April 2011

We were sitting on the boat at a favorite snorkeling spot on St. James island in the U.S. Virgin Islands when we heard an excited voice from the boat next to us.  After getting back to their boat one of the snorkelers said to another, “Dude, I just saw a real live stingray in the real ocean. How cool is that?”


During the height of the winter and spring cruising season St. Thomas is ruled by huge cruise ships. About 18 - 20 large cruise ships visit each week and on the busiest days there can be as many as six large cruise ships and all their passengers in the area. Traffic is a snarl and most locals assume that if you are a white North American then you are a cruise ship passenger and you are “hustled” for all types of tourist activities. There are hundreds of vendors that make their livelihood catering to all these tourists and we have enjoyed observing several of these activities. There are a couple of “pirate ships” that sail around the island probably providing cool alcoholic beverages and engaging the participants in lots of screams and shouts. You can rent your own dinghy and travel around to several bays and smaller islands with guides in inflatable boats with outboard engines. There is a large, loud jet boat that speeds through the waters and turns doughnuts in the water as all the passengers scream and shout. Of course there are several parasail boats and one boat with underwater scooters complete with a diving helmet. There are dozens of snorkel boats and we are often in an area where these snorkel boats stop for their guests to experience a one-hour snorkel. It is fun to hear the excitement of the snorkelers, especially the kids, as they scream through their snorkels upon seeing their first underwater sea life.

smooth trunkfish


We have continued to enjoy the U.S. Virgin Islands this month. Ann’s parents, Bobby and Betty, ended their visit on the boat and returned home in early April. Some cruisers that have been good friends since our previous visit to the Eastern Caribbean have decided to head back North to the U.S. this year, so we had to say our good-byes. (Why are they leaving just when we are getting back?)  We enjoyed a fun dinner and evening out with several friends of Steve and Linda on Seaman’s Elixir before their northbound journey. John on Sojourn joined us on-board for a farewell dinner before he started north. We are sad to see them leave, but we hope to catch up with all of them while we are back in Georgia in the early Fall.


gray angelfish


The highlight of the month was a short visit from our daughter Jennifer. It was her first time to visit on the boat and we enjoyed introducing her to several fun cruising activities. Most of our time was spent on St. John where we snorkeled and hiked. We saw a beautiful spotted eagle ray and enjoyed the underwater sea life. Jennifer loved watching all the turtles surface around the boat to “say hello” each day. She was awakened a couple of mornings by fish splashing all around the boat as they ate their breakfast.

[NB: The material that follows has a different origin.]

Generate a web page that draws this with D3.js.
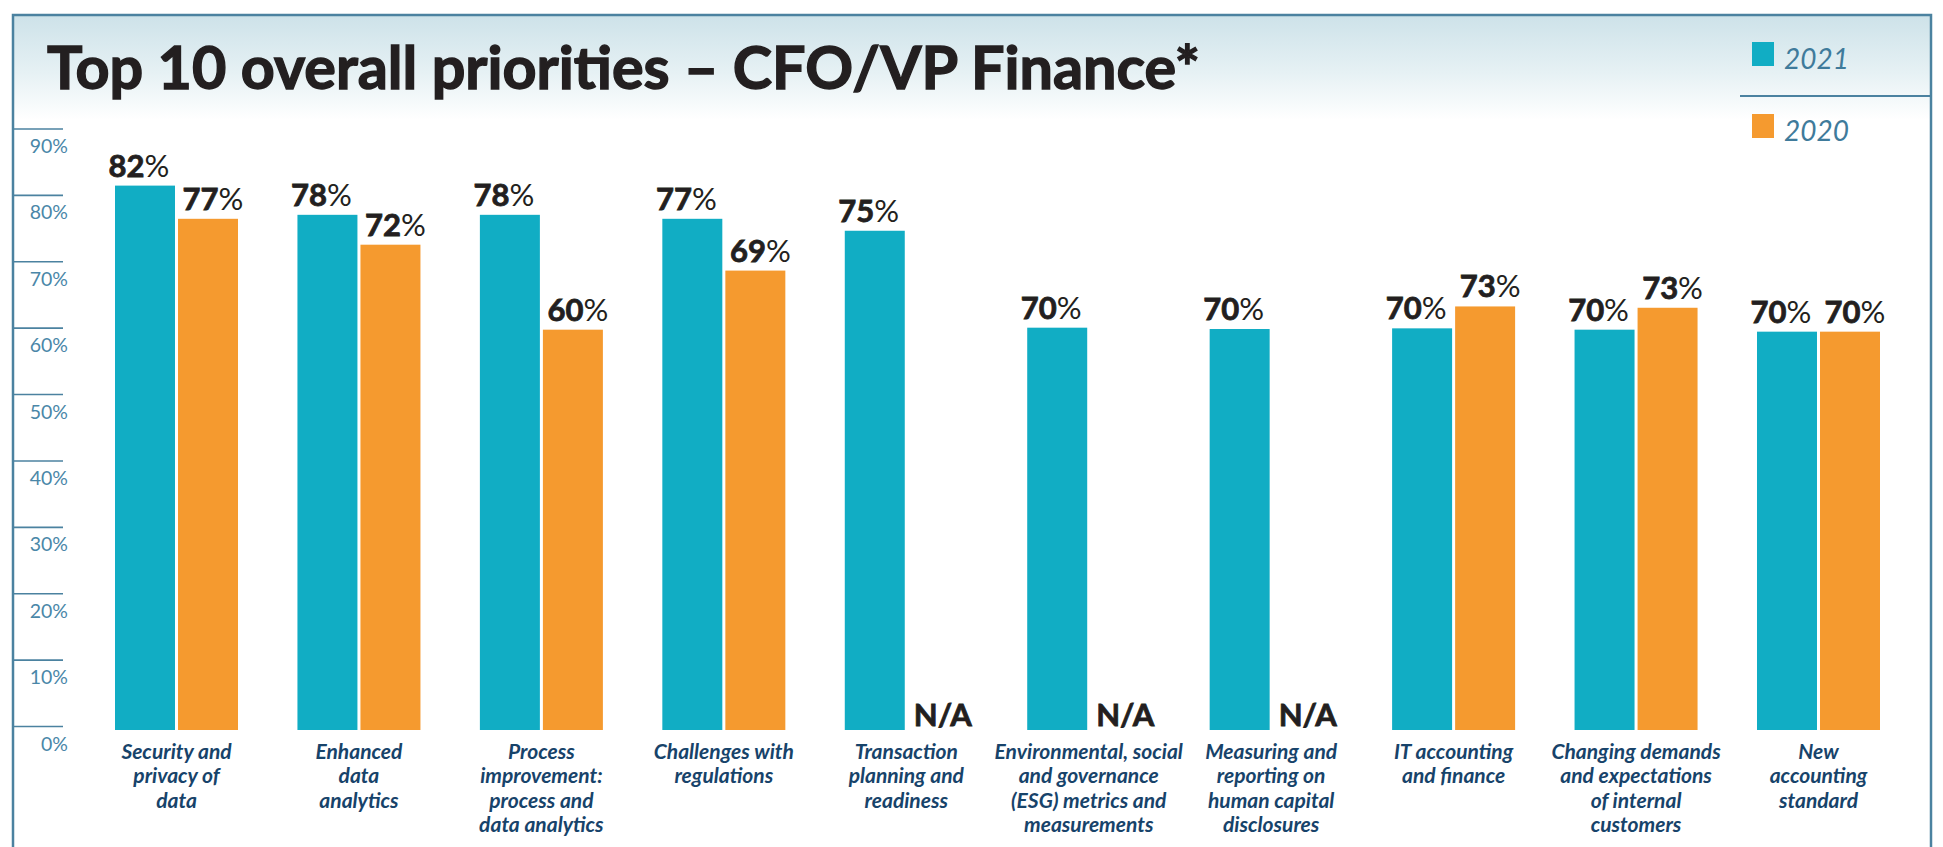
<!DOCTYPE html>
<html>
<head>
<meta charset="utf-8">
<script src="https://cdn.jsdelivr.net/npm/d3@7"></script>
<style>
  body { margin: 0; background: #fff; }
  svg { display: block; font-family: Lato, 'Open Sans', sans-serif; }
</style>
</head>
<body>
<div id="chart"></div>
<script>
// categories, split into label lines as printed
var categories = [
  ['Security and', 'privacy of', 'data'],
  ['Enhanced', 'data', 'analytics'],
  ['Process', 'improvement:', 'process and', 'data analytics'],
  ['Challenges with', 'regulations'],
  ['Transaction', 'planning and', 'readiness'],
  ['Environmental, social', 'and governance', '(ESG) metrics and', 'measurements'],
  ['Measuring and', 'reporting on', 'human capital', 'disclosures'],
  ['IT accounting', 'and finance'],
  ['Changing demands', 'and expectations', 'of internal', 'customers'],
  ['New', 'accounting', 'standard']
];
var seriesNames = ['2021', '2020'];
// printed values
var labels2021 = [82, 78, 78, 77, 75, 70, 70, 70, 70, 70];
var labels2020 = [77, 72, 60, 69, null, null, null, 73, 73, 70];
// bar heights as drawn, read against the axis
var bars2021 = [82, 77.6, 77.6, 77, 75.2, 60.6, 60.4, 60.5, 60.3, 60];
var bars2020 = [77, 73.1, 60.3, 69.2, null, null, null, 63.8, 63.6, 60];
var yTicks = [0, 10, 20, 30, 40, 50, 60, 70, 80, 90];

var W = 1943, H = 847;
var colors = { '2021': '#11adc4', '2020': '#f59a2f' };
var frameColor = '#4b82a0';
var ink = '#231f20';

var svg = d3.select('#chart').append('svg')
  .attr('width', W)
  .attr('height', H);

var defs = svg.append('defs');
var grad = defs.append('linearGradient')
  .attr('id', 'topfade')
  .attr('x1', 0).attr('y1', 0).attr('x2', 0).attr('y2', 1);
grad.append('stop').attr('offset', '0%').attr('stop-color', '#cde2e9');
grad.append('stop').attr('offset', '55%').attr('stop-color', '#e6f1f4');
grad.append('stop').attr('offset', '100%').attr('stop-color', '#ffffff');

var frame = { left: 13, top: 15, right: 1931 };

svg.append('rect')
  .attr('x', frame.left)
  .attr('y', frame.top)
  .attr('width', frame.right - frame.left)
  .attr('height', 105)
  .attr('fill', 'url(#topfade)');

svg.append('path')
  .attr('d', 'M' + frame.left + ',' + H + 'V' + frame.top + 'H' + frame.right + 'V' + H)
  .attr('fill', 'none')
  .attr('stroke', frameColor)
  .attr('stroke-width', 2.5);

// title (stroke thickens Lato Bold toward the heavier original)
svg.append('text')
  .attr('x', 47)
  .attr('y', 88.5)
  .attr('font-size', 60)
  .attr('font-weight', 700)
  .attr('fill', ink)
  .attr('stroke', ink)
  .attr('stroke-width', 1.4)
  .attr('textLength', 1153)
  .attr('lengthAdjust', 'spacingAndGlyphs')
  .text('Top 10 overall priorities \u2013 CFO/VP Finance*');

// legend
svg.append('line')
  .attr('x1', 1740).attr('x2', frame.right)
  .attr('y1', 96).attr('y2', 96)
  .attr('stroke', frameColor)
  .attr('stroke-width', 2);

var legend = svg.append('g')
  .selectAll('g')
  .data(seriesNames)
  .enter()
  .append('g')
  .attr('transform', function(d, i) { return 'translate(1752,' + (42 + i * 72) + ')'; });
legend.append('rect')
  .attr('width', 22)
  .attr('height', 24)
  .attr('fill', function(d) { return colors[d]; });
legend.append('text')
  .attr('x', 32)
  .attr('y', 27)
  .attr('font-size', 28)
  .attr('font-style', 'italic')
  .attr('fill', '#3f7b9b')
  .text(function(d) { return d; });

// scales
var y = d3.scaleLinear().domain([0, 90]).range([726, 128.5]);
var x0 = d3.scaleBand()
  .domain(d3.range(categories.length))
  .range([115, 1880])
  .paddingInner(0.3258)
  .paddingOuter(0);
var x1 = d3.scaleBand()
  .domain(seriesNames)
  .range([0, x0.bandwidth()])
  .paddingInner(0.048);

// y axis: the frame line is the axis line, ticks reach right
var yAxis = d3.axisRight(y)
  .tickValues(yTicks)
  .tickSize(50)
  .tickFormat(function(d) { return d + '%'; });

var axisG = svg.append('g')
  .attr('transform', 'translate(' + frame.left + ',0)')
  .call(yAxis);
axisG.select('.domain').remove();
axisG.selectAll('.tick line')
  .attr('stroke', frameColor)
  .attr('stroke-width', 1.6);
axisG.selectAll('.tick text')
  .attr('x', 55)
  .attr('dy', 0)
  .attr('y', 24)
  .attr('text-anchor', 'end')
  .attr('font-family', 'Lato, sans-serif')
  .attr('font-size', 19.5)
  .attr('fill', '#4a87a8');

// bars sit a few px lower than the axis zero, as in the original
var barDrop = 4;
var rows = categories.map(function(c, i) {
  return [
    { key: '2021', i: i, bar: bars2021[i], label: labels2021[i], dx: -6 },
    { key: '2020', i: i, bar: bars2020[i], label: labels2020[i], dx: 5 }
  ];
});

var groups = svg.append('g')
  .attr('transform', 'translate(0,' + barDrop + ')')
  .selectAll('g')
  .data(rows)
  .enter()
  .append('g')
  .attr('transform', function(d, i) { return 'translate(' + x0(i) + ',0)'; });

groups.selectAll('rect')
  .data(function(d) { return d.filter(function(e) { return e.bar != null; }); })
  .enter()
  .append('rect')
  .attr('x', function(d) { return x1(d.key); })
  .attr('width', x1.bandwidth())
  .attr('y', function(d) { return y(d.bar); })
  .attr('height', function(d) { return y(0) - y(d.bar); })
  .attr('fill', function(d) { return colors[d.key]; });

var valueText = groups.selectAll('text.val')
  .data(function(d) { return d; })
  .enter()
  .append('text')
  .attr('class', 'val')
  .attr('x', function(d) { return x1(d.key) + x1.bandwidth() / 2 + d.dx; })
  .attr('y', function(d) { return d.bar != null ? y(d.bar) - 9 : y(0) - barDrop; })
  .attr('text-anchor', 'middle')
  .attr('font-size', 31)
  .attr('fill', ink);

valueText.filter(function(d) { return d.label != null; })
  .each(function(d) {
    var t = d3.select(this);
    t.append('tspan')
      .attr('font-weight', 700)
      .attr('stroke', ink)
      .attr('stroke-width', 0.8)
      .text(d.label);
    t.append('tspan').attr('font-weight', 400).text('%');
  });
valueText.filter(function(d) { return d.label == null; })
  .attr('font-weight', 700)
  .attr('stroke', ink)
  .attr('stroke-width', 0.8)
  .text('N/A');

// category labels
var catText = svg.append('g')
  .selectAll('text')
  .data(categories)
  .enter()
  .append('text')
  .attr('x', function(d, i) { return x0(i) + x0.bandwidth() / 2; })
  .attr('y', 758.5)
  .attr('text-anchor', 'middle')
  .attr('font-size', 21)
  .attr('font-weight', 700)
  .attr('font-style', 'italic')
  .attr('fill', '#17436a');

catText.selectAll('tspan')
  .data(function(d, i) { return d.map(function(line) { return { line: line, i: i }; }); })
  .enter()
  .append('tspan')
  .attr('x', function(d) { return x0(d.i) + x0.bandwidth() / 2; })
  .attr('dy', function(d, j) { return j === 0 ? 0 : 24.5; })
  .text(function(d) { return d.line; });
</script>
</body>
</html>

st. john deerst. john mongoose








taino indian petroglyphs



On our hikes we saw deer, mongoose, numerous birds, several lizards, and tropical plants. Mongooses were brought by the Danes from India to help control rats who were eating the sugar cane crop. The rat control plan didn't work, but the mongoose is thriving on St. John today. We hiked to the Taino Indian petroglyphs that are found near a fresh-water spring on St. John. It is estimated that the petroglyphs were carved between 900 - 1500 AD. It was surprising to see that these petroglyph designs were very similar to the Taino Indian petroglyphs we saw in Puerto Rico (see February 2011). A national park volunteer at the Annaberg sugar mill ruins on St. John introduced Jennifer to several tropical fruits and plants and we enjoyed eating sugar cane and a fresh coconut.


Ann, John & Jennifer




At the end of the month, we received a call that our new grandson, Calvin Taylor Newman, was born to Ashley and Mike on April 28. Mother, Dad, Calvin, brother Lincoln and sister Ruby all seem to be doing well. Calvin is our 18th grandchild.